* Exercise brief: Using the entries shown below, output the line containing "What matplotlib code", the line containing "from matplotlib.transforms import", and every line between them, exactly. Pictures are omitted.

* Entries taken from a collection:
________________
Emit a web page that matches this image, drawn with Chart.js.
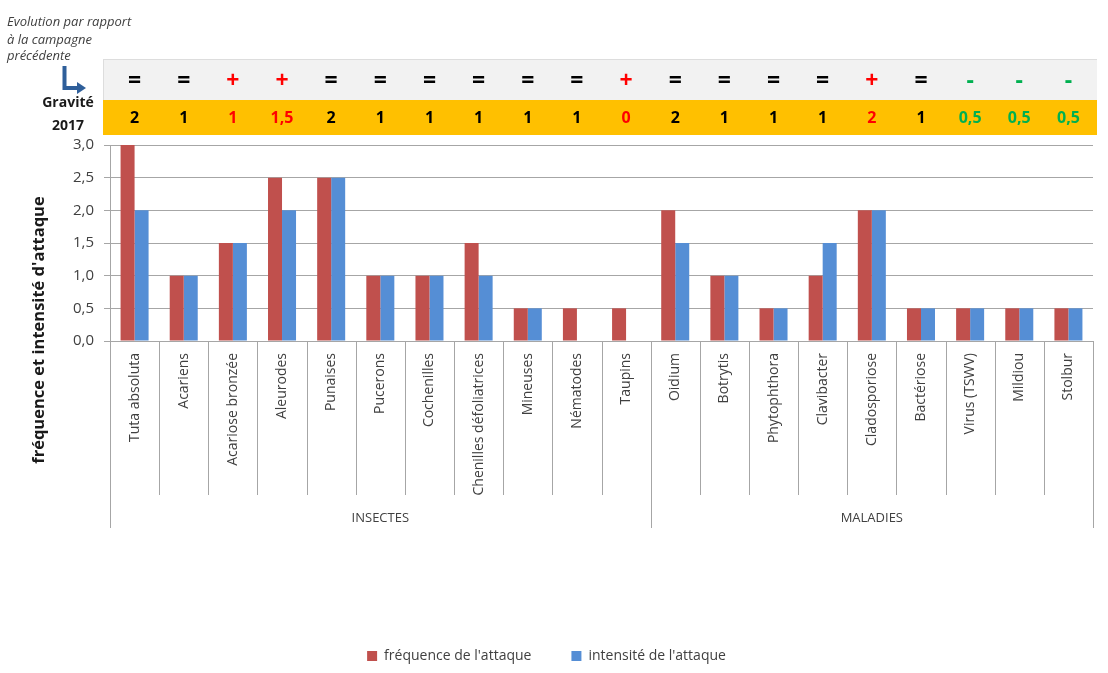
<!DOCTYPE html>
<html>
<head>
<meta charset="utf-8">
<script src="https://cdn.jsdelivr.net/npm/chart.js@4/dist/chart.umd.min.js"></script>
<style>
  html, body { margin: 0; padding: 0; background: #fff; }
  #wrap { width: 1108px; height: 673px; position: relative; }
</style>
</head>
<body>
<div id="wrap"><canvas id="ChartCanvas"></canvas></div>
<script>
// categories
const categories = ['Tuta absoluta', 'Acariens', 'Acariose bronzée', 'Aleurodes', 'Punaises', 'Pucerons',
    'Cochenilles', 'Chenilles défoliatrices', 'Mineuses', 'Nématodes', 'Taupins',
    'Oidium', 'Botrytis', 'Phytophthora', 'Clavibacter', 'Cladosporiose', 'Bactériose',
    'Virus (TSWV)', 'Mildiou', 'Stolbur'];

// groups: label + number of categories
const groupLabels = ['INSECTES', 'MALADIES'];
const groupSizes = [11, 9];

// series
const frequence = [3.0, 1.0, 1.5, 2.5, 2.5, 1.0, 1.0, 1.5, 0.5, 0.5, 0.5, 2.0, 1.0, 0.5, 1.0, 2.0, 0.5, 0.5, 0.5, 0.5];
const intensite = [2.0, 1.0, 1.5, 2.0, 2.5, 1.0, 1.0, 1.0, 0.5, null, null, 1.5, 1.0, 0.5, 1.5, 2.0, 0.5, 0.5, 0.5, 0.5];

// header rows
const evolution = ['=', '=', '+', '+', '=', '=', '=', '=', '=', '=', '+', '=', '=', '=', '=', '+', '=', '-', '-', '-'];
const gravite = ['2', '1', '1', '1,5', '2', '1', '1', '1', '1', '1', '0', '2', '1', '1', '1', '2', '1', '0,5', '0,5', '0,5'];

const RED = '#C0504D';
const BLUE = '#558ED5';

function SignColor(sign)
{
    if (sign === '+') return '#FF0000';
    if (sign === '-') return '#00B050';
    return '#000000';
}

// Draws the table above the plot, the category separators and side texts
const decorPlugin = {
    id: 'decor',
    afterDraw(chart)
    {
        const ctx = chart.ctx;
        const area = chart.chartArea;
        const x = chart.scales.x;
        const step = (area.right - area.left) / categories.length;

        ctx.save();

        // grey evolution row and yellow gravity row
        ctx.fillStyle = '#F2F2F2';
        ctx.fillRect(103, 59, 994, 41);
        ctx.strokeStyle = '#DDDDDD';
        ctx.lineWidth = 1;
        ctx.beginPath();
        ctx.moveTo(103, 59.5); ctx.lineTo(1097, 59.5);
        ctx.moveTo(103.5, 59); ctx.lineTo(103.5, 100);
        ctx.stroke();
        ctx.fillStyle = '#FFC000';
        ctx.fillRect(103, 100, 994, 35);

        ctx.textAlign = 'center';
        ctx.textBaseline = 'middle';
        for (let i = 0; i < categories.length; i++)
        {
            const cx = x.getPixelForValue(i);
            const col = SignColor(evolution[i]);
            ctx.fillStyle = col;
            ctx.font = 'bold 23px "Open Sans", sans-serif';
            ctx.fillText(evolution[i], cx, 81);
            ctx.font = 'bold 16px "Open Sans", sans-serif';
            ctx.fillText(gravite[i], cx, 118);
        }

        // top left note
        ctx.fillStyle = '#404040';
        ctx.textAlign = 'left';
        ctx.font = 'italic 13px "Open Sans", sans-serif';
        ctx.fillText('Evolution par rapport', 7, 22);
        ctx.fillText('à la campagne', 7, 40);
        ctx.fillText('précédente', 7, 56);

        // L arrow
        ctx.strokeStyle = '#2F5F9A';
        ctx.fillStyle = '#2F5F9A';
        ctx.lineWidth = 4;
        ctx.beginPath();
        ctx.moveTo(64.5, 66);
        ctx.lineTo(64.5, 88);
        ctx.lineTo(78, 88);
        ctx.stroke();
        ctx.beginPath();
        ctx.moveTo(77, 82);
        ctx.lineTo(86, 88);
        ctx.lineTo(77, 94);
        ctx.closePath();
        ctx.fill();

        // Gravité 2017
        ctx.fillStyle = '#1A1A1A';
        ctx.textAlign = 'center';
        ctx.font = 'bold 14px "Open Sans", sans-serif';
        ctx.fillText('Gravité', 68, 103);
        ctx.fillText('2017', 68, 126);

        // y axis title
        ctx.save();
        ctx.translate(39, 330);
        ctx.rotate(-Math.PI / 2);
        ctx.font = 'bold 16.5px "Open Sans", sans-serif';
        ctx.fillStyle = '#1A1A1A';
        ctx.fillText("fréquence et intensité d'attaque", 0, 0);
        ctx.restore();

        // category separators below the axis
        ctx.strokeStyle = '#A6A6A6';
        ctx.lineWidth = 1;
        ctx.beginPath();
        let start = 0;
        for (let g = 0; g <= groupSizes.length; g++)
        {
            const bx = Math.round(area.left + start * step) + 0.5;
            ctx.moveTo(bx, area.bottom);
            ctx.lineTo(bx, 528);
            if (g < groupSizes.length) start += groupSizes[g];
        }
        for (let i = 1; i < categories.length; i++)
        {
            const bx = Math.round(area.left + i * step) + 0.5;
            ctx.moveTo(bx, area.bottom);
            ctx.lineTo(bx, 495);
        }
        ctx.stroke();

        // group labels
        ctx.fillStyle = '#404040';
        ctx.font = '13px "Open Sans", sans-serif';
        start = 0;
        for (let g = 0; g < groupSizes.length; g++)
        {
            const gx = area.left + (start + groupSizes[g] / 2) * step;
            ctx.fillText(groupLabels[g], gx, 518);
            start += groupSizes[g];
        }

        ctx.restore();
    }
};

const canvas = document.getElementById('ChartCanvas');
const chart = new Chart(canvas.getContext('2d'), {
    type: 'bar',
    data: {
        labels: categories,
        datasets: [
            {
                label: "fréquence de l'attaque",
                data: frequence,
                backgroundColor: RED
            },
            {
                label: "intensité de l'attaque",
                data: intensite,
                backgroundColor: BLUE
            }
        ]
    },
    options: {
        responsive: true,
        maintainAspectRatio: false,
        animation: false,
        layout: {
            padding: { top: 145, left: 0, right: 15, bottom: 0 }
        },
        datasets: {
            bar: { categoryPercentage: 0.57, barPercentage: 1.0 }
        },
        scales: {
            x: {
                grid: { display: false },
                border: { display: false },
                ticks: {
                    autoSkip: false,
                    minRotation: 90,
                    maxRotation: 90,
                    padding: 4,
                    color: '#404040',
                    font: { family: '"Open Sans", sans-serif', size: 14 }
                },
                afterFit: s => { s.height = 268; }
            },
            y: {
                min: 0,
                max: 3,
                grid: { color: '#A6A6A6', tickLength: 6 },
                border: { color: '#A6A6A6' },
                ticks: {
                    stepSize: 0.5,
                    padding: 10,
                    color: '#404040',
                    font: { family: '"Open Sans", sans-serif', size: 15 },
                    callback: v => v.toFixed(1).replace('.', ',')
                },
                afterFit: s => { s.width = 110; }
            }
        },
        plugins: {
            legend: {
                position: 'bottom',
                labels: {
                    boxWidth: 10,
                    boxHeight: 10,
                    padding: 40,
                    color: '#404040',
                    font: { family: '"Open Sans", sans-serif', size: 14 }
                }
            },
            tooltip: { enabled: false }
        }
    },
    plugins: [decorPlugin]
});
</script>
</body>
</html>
________________
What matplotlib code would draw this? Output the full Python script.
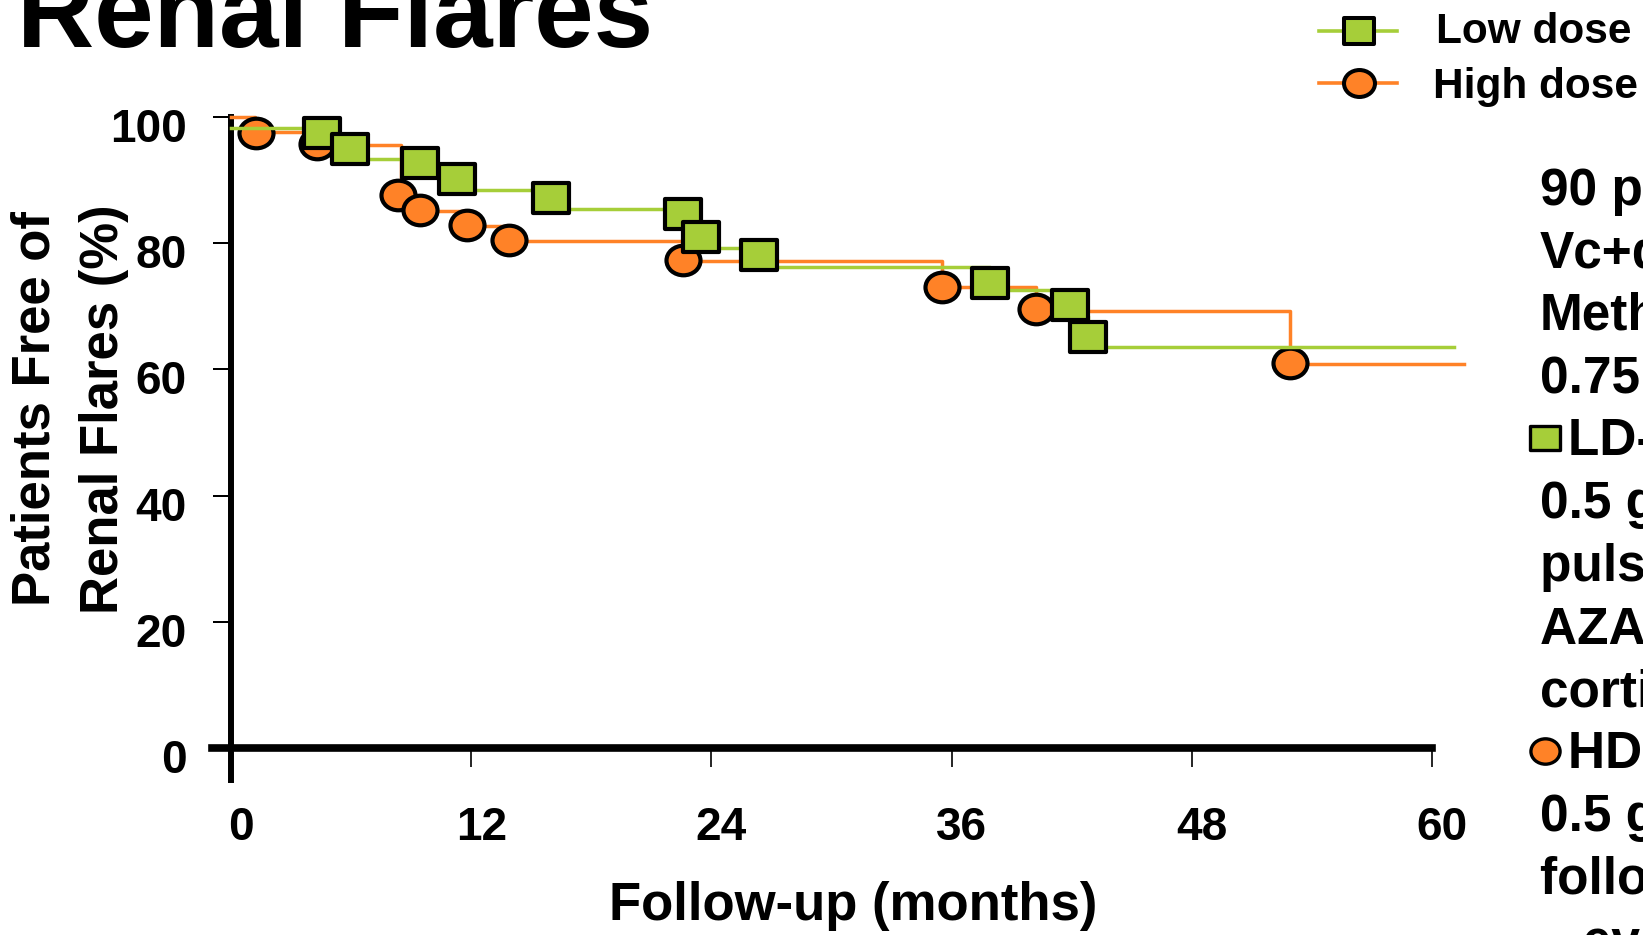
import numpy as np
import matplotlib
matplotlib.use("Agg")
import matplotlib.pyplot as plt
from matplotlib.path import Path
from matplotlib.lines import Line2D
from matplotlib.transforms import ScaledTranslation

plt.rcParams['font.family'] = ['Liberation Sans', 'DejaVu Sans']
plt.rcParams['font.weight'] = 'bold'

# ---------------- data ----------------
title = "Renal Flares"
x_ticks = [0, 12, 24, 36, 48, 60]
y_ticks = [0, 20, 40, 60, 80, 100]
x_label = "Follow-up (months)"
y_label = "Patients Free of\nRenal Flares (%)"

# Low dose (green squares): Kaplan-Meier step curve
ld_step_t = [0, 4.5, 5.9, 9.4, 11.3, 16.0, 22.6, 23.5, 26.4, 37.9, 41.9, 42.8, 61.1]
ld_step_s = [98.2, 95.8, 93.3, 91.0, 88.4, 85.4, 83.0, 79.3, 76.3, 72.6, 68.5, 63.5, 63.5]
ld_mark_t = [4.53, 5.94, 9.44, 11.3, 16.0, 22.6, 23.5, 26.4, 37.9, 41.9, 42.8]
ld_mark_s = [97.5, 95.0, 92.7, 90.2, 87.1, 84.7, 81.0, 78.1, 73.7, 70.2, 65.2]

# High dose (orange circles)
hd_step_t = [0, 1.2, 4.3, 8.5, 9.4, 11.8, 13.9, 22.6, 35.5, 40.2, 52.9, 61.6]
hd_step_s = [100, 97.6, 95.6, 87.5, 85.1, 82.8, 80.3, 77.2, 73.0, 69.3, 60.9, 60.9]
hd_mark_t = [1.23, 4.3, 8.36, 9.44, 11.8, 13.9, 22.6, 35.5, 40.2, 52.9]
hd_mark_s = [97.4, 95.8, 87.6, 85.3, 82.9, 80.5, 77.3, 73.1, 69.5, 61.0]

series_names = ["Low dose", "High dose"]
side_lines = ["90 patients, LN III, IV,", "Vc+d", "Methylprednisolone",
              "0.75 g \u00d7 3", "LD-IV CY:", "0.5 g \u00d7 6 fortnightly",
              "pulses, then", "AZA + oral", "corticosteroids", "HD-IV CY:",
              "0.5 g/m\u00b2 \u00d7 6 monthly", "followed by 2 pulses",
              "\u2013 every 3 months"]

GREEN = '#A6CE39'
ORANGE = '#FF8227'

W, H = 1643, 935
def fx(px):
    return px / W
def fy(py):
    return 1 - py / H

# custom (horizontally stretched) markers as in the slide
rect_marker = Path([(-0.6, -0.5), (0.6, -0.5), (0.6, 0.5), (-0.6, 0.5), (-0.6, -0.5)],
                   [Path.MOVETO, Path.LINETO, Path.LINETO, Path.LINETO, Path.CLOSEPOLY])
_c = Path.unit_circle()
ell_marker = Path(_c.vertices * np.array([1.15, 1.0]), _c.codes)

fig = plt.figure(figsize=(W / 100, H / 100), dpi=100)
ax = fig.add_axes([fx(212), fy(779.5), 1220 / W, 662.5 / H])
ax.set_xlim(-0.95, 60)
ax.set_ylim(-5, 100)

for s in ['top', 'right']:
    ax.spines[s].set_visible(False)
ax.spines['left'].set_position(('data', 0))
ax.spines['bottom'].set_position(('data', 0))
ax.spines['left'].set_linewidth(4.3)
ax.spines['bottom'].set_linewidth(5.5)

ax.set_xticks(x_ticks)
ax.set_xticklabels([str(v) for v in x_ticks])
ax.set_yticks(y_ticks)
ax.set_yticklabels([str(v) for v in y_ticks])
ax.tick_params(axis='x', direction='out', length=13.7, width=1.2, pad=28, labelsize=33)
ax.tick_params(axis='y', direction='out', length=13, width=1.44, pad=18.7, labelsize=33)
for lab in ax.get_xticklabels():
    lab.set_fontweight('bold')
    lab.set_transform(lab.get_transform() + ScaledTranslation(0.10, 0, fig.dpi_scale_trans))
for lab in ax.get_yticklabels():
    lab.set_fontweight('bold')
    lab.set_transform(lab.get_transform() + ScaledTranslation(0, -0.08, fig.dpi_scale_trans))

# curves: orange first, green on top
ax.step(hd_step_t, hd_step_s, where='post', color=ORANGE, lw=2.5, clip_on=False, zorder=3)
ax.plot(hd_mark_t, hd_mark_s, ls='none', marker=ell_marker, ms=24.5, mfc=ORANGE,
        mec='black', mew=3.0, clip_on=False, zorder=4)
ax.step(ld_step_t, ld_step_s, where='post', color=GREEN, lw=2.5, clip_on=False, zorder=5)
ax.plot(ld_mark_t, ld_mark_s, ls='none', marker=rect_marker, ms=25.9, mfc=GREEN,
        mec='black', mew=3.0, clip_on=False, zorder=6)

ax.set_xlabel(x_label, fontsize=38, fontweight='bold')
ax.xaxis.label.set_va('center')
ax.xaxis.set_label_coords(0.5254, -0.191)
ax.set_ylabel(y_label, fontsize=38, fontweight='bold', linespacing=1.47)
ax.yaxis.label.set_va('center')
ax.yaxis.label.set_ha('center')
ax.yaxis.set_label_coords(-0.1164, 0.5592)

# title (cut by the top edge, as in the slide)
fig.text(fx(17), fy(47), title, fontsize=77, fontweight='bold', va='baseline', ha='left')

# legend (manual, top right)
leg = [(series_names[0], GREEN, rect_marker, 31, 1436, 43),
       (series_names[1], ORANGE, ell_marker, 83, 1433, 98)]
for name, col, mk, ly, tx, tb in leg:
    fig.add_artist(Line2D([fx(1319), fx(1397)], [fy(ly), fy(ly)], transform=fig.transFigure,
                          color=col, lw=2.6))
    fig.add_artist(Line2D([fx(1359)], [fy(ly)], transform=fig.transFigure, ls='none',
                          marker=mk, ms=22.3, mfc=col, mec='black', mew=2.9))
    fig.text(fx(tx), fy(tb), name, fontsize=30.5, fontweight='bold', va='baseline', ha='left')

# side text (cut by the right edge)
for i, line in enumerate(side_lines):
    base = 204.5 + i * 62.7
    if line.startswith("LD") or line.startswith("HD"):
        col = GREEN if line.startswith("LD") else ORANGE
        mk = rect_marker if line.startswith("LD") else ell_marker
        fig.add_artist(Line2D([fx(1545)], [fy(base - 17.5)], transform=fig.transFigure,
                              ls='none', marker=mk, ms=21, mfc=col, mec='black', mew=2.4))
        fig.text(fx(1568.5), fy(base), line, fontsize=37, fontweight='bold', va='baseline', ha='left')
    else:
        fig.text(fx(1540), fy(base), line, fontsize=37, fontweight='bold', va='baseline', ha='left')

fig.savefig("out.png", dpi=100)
________________
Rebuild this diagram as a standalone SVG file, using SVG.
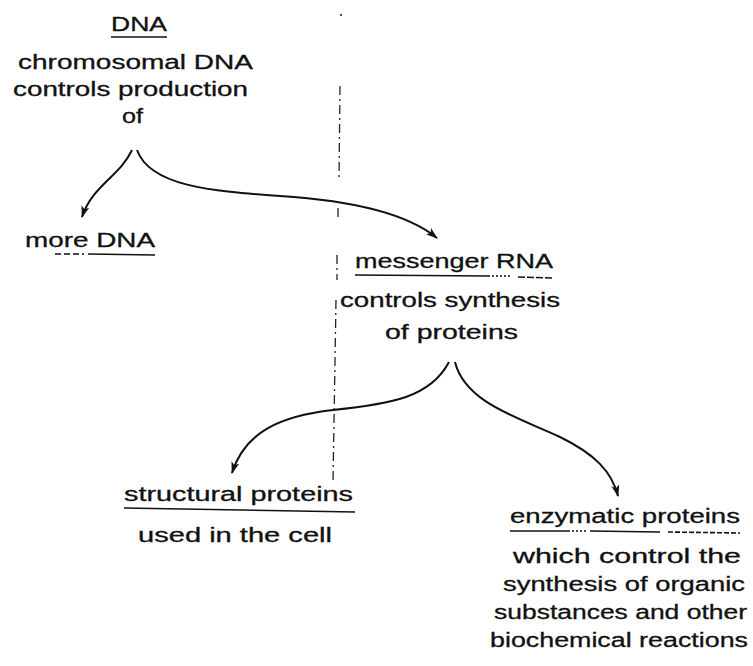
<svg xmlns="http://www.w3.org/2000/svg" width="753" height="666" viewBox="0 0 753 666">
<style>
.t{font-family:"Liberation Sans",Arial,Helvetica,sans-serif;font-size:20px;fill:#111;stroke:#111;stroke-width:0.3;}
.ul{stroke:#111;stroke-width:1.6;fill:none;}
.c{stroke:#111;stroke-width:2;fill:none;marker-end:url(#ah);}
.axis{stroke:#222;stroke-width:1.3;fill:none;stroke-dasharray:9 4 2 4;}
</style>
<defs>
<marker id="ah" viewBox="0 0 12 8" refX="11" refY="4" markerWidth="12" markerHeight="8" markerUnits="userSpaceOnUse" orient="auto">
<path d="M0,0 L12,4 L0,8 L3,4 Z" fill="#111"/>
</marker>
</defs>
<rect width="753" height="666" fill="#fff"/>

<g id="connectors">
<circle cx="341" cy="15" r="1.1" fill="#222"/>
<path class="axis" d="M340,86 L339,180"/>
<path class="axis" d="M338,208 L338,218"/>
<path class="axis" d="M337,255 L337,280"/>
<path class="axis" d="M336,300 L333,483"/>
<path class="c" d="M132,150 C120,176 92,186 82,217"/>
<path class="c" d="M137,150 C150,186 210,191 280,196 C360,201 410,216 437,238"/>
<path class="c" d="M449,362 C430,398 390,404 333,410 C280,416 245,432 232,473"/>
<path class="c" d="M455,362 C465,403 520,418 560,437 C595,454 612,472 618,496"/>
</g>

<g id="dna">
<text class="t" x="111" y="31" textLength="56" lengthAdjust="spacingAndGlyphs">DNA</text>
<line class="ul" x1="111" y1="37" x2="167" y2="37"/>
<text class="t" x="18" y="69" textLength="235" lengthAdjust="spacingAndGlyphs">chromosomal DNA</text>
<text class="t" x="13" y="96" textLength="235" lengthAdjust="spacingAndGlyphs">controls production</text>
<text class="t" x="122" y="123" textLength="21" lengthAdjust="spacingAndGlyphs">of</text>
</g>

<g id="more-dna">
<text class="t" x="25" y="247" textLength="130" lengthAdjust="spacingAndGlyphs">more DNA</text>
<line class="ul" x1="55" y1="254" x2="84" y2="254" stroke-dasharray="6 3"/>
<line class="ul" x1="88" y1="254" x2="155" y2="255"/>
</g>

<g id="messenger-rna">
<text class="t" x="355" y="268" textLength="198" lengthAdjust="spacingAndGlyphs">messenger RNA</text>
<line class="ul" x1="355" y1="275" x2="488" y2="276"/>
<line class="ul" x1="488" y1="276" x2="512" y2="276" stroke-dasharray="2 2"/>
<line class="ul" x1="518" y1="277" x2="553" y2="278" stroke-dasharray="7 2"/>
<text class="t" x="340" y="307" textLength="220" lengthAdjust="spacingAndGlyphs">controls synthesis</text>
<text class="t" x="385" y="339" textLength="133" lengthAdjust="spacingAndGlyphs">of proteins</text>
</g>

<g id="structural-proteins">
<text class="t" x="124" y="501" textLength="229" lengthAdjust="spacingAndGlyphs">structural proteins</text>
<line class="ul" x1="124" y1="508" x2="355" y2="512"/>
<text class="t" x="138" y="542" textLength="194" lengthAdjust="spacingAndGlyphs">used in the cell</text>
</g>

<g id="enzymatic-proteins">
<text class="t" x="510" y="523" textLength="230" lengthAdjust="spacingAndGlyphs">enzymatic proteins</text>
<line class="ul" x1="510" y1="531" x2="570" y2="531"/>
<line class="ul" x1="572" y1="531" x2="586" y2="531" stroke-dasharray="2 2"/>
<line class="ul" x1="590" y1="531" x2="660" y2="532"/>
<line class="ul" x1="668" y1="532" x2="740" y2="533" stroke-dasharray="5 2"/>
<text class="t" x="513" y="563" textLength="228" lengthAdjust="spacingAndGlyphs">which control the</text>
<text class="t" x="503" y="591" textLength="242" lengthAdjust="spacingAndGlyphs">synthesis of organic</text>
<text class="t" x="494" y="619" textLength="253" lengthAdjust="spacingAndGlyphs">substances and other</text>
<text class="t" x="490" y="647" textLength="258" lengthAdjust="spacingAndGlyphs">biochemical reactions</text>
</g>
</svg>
________________
* Final answer:
What matplotlib code would draw this? Output the full Python script.
import numpy as np
import matplotlib
matplotlib.use("Agg")
import matplotlib.pyplot as plt
from matplotlib.path import Path
from matplotlib.lines import Line2D
from matplotlib.transforms import ScaledTranslation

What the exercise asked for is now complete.